Dépasser la peur de l’autre
L’Eglise enseigne que la dignité de chaque personne humaine est inamissible (comme la grâce divine ne peut se perdre). Elle découle de sa création à l’image de Dieu et doit ainsi être respectée de manière inconditionnelle – sans référence aux différences de nationalité, de sexe, d’ethnie ou de religion.
Mais souvent, les chemins vers le respect et l’amour de l’autre sont entravés par la barrière de la peur. Peur de l’autre, de l’inconnue, de sa manière d’être, de ses pratiques et de ses croyances. L’image des migrants qui arrivent en France est liée à des images de pauvreté et de marginalité, parfois à des idées sur d’autres cultures ou religions. Pour dépasser cette peur, il faut regarder de près ce qui provoque la peur, puis oser le chemin de rencontre avec des personnes concrètes ce qui peut ouvrir un chemin pour reconnaitre en chaque homme et chaque femme un frère, une sœur en humanité.
Dépasser la peur à travers la connaissance de l’autre
La peur se dompte par l’avant. Les étrangers sont souvent des inconnus, avec lesquels on a peu de liens. Lorsqu’on va à leur rencontre, on trouve souvent que le gouffre qui nous sépare n’est pas si large qu’il ne paraissait. Avant tout on découvre une personne : ayant une famille, une histoire, des besoins, des richesses.
En allant vers l’étranger et en lui reconnaissant son humanité, on réalise que l’on partage des plaisirs et des inquiétudes avec ces personnes, et nous découvrons des intérêts communs. Puis, la connaissance donne lieu à la curiosité. Au premier abord, on peut ressentir une difficulté dans l’approche : De quoi va-t-on discuter ? Quelles questions poser à l’autre ? L’autre semble si différent ! Mais ce sont des problèmes qui trouvent leurs réponses dans le contact et l’échange.

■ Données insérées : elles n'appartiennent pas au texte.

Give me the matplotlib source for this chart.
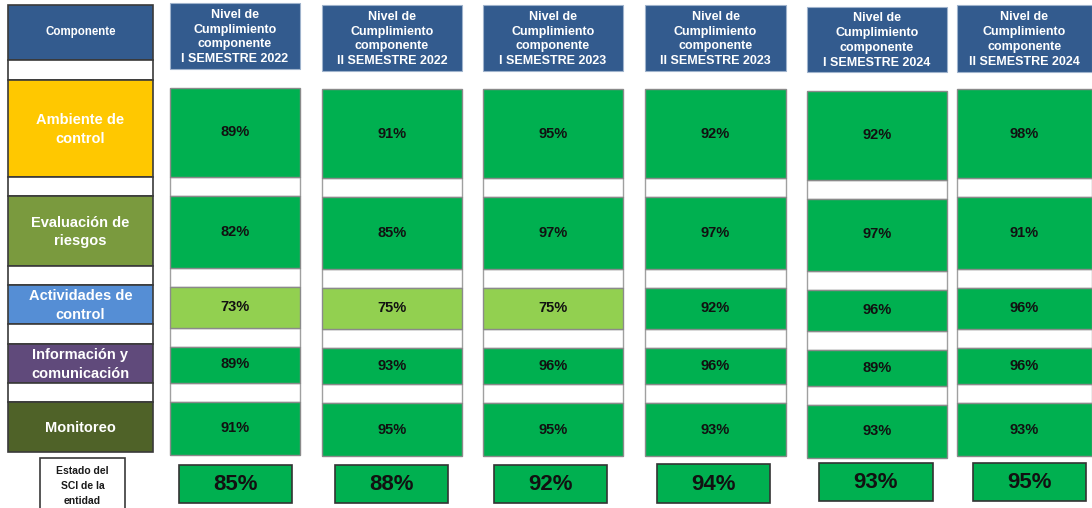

Sur le chemin de la rencontre et du dialogue, nous grandissons nous-mêmes, notre humanité se voit élargie. L’étranger peut nous apparaître comme un adversaire dans la concurrence pour les biens de la terre : il prendrait ce qui pourrait être mien, il occuperait l’appartement dont j’ai besoin, il prendrait le travail qui reviendrait à l’autochtone. Au contraire, nous pouvons le découvrir comme personne humaine comme nous, qui a besoin d’un toit, de quoi manger, d’un travail pour gagner sa vie. La rencontre avec l’autre différent peut nous humaniser. Il nous ouvre à la perspective du monde. En ce sens, l’étranger nous ouvre à des grandes possibilités de dialogue. A ce titre, l’étranger nous comble plus qu’il nous encombre. Cette ouverture permet d’échapper à un isolement et une méconnaissance du monde qui peut marquer la vision des hommes. En dialogue avec l’étranger nous découvrons une personne, un frère, une sœur, et à travers cette personne sa culture, son pays, sa langue, tout un monde. C’est aussi une occasion pour faire découvrir et se rappeler à soi-même toute la richesse de la culture française.

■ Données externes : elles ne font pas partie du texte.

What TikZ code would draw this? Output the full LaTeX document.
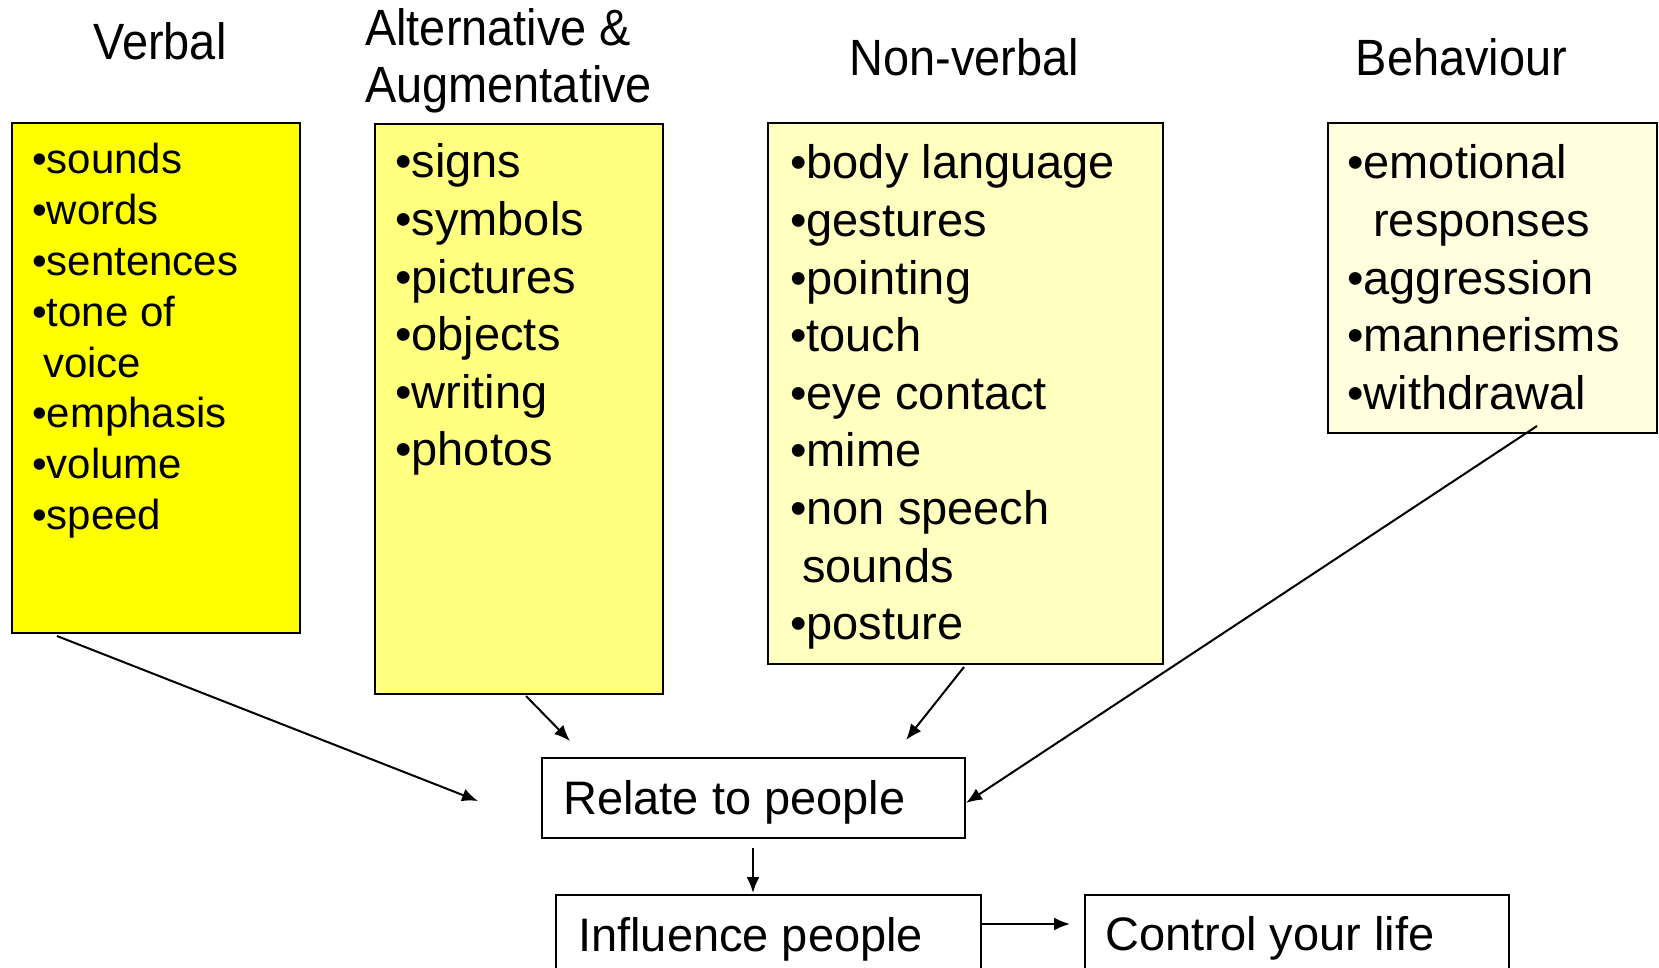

Risque de la rencontre avec l’étranger
Or, si l’étranger sur mesure n’existe pas, autant il est légitime de demander au migrant de respecter le cadre de vie de la société qui l’accueille et d’être un vecteur de paix sociale, autant le fait d’accepter quelqu’un comme étranger, c’est l’accepter non pas tel que nous voulons qu’il soit, mais tel qu’il est. Cette ouverture à l’altérité et à l’étrangeté nous interpelle par-rapport à notre propre identité et nos propres convictions.
Le risque de la rencontre avec l’étranger est qu’à travers cette ouverture notre propre regard sur nous-mêmes peut changer. Ce qui me semblait évident devient moins évident. Nous découvrons d’autres manières de se saluer ou d’inviter chez soi, d’autres manières de vivre une naissance ou un deuil, un autre rapport à la vieillesse ou la jeunesse etc. De la même manière que nous percevons rapidement les défauts et les lacunes que porte l’étranger, il peut porter un regard critique sur nos pratiques. Prendre connaissance de ce regard extérieur peut nous porter à remettre en question notre vision de certains aspects de notre vision du monde. Peut-être que certaines convictions et certitudes que je partage avec ceux qui me ressemblent ne sont pas si évidentes, voir même fausses. En s’ouvrant à l’autre on risque de découvrir qu’il n’est pas si mauvais dans ses choix de vie, ni si erroné dans ses croyances et que nous ne sommes ni si parfaits, ni si justes que nous pensions l’être. La rencontre avec l’autre, différent, peut permettre de se laisser enrichir par la diversité des cultures et grandir ensemble.